┌────────

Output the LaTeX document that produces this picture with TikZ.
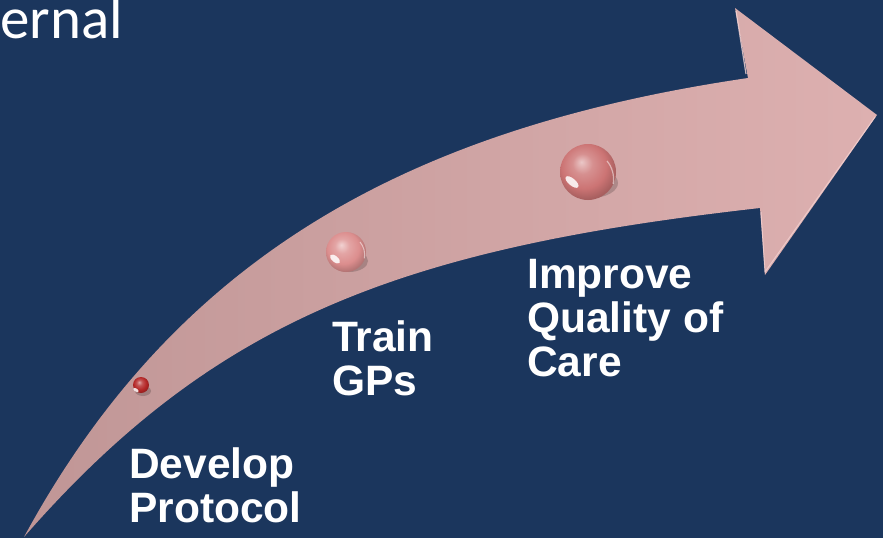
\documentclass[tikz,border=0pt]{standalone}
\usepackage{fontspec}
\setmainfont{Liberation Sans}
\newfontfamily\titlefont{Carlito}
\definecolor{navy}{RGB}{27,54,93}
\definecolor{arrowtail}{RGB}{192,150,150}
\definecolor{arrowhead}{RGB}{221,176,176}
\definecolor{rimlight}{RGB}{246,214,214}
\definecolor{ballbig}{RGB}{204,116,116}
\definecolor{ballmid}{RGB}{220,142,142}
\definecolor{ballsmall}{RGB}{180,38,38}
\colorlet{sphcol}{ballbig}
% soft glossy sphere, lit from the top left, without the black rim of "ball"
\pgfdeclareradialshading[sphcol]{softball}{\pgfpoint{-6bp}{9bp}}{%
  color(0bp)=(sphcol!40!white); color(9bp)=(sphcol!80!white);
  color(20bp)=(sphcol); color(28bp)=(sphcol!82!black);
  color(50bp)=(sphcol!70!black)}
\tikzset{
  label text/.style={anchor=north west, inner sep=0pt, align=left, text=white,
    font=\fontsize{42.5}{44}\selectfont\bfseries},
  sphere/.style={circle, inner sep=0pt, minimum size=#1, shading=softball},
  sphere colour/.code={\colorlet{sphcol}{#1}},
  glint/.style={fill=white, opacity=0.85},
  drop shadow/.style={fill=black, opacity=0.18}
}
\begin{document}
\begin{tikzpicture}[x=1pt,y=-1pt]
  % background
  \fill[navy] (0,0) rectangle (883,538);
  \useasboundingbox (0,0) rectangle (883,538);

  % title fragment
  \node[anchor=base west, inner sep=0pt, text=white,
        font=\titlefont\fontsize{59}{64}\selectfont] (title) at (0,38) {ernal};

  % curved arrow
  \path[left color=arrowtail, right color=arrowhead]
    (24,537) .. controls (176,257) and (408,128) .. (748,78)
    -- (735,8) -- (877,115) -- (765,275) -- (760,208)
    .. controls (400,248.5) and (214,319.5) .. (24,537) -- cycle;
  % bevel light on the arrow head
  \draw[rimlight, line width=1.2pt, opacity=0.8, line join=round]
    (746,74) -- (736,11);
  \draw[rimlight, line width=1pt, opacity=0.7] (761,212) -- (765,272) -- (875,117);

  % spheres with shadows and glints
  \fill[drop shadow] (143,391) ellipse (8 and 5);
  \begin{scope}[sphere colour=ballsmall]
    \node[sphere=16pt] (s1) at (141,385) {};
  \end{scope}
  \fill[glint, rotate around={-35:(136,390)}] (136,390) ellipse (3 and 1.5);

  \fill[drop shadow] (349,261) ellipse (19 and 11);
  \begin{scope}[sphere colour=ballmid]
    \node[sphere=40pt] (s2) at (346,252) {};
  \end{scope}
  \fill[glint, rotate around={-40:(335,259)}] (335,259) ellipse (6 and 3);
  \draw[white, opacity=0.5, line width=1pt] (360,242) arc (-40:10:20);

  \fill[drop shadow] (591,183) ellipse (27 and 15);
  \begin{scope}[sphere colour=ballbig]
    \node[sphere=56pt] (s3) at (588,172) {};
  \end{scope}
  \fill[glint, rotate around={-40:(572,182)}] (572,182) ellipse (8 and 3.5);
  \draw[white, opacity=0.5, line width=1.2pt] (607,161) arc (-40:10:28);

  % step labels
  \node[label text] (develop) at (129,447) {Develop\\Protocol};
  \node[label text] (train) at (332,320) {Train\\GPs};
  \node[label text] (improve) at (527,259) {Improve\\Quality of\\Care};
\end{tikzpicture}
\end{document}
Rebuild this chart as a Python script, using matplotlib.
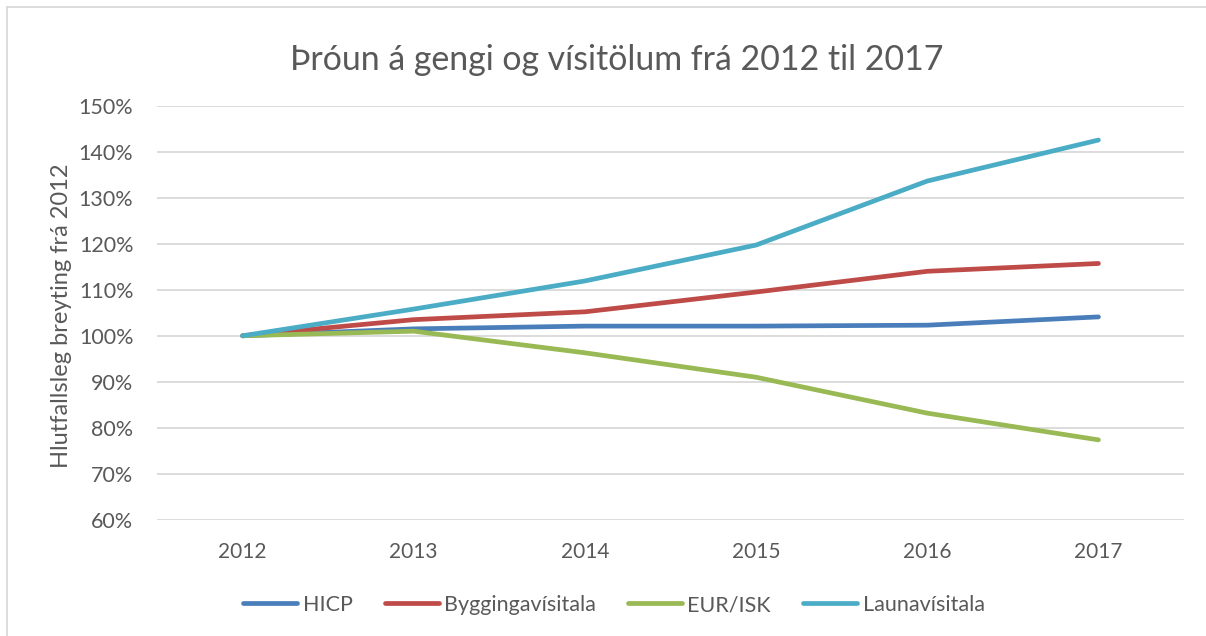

└────────

(Exercise details):
Scan the entries above. Copy each line that has the string "this".

(The completed task):
Output the LaTeX document that produces this picture with TikZ.
Rebuild this chart as a Python script, using matplotlib.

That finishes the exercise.